Monday, December 5, 2016

Current Mortgage Rates for Monday, December 5, 2016

Mortgage rates continue to rise.  Last week’s Primary Mortgage Market Survey from Freddie Mac showed the average rate on a 30-year fixed-rate mortgage rose to 4.08% with 0.5 points.  By Freddie Mac’s measure, rates are up about 50 basis points over the last three weeks.  The last time that I can recollect seeing such a steep rise way during the taper tantrum of 2013.  Rates are now at the highest point since the summer of 2015.  According to a CNBC article, the spike in rates has pushed the average home price up by about $16,000.

Yields on 10-year Treasuries climbed at high as 2.49% last week, and are presently sitting around 2.45%.  Stocks are at record highs, and most recent economic data has been pretty positive.  It looks as though the Fed will almost certainly hike rates this month, although that should be largely baked into bond prices now.  The potential that the Fed will need to tighten policy at an accelerated rate in 2017 is likely not priced in.

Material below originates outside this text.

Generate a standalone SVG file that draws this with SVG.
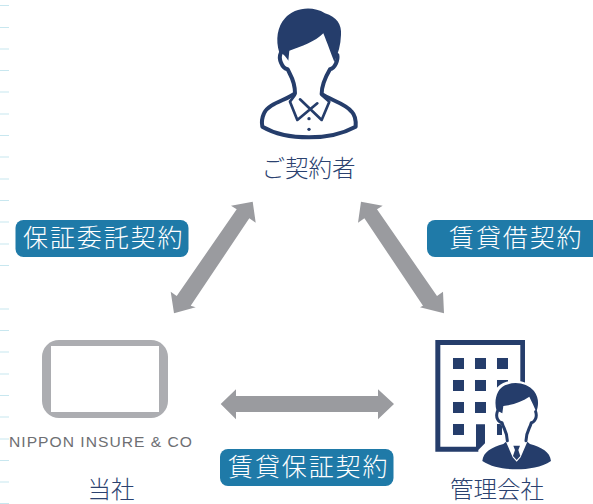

I anticipate that mortgage rates will continue to rise.

Click here to get today’s latest mortgage rates.

The rate outlook:

Rates are on a pretty clear upward trajectory.  At some point, I would anticipate that the bond market would find support and perhaps rally as yields become attractive to investors – although I have absolutely no idea when that might occur.

This morning we began to see a rally in the wake of the Italian referendum.  It lasted for all of a couple hours.  Here’s some background on the Italian referendum, but the long and short is that the Italian Prime Minister Matteo Renzi proposed changes to the Italian constitution, and the Italian people overwhelmingly rejected it.  Renzi is going to resign in the aftermath.  A period of uncertainty is expected to follow, and this could further embolden nationalist far-right groups that have been rising in Europe as of late.  Both France and Germany have elections coming up in 2017.  We’ve seen European politics have large impacts on the markets in the past – see the Grexit and Brexit votes.  Anything that is seen endangering the Euro will probably cause a flight to safety which would cause bonds to rally, and would help mortgage rates.  These are longer term issues, but pose risks that we need to be cognizant of.

In any case, that’s approximately where we stand on this Monday morning.  Mortgage rates have surged since the election.  If you want to refinance your current mortgage, you should probably look into doing that ASAP.  If you’re buying a home, houses have become less affordable.  Look for both trends to continue.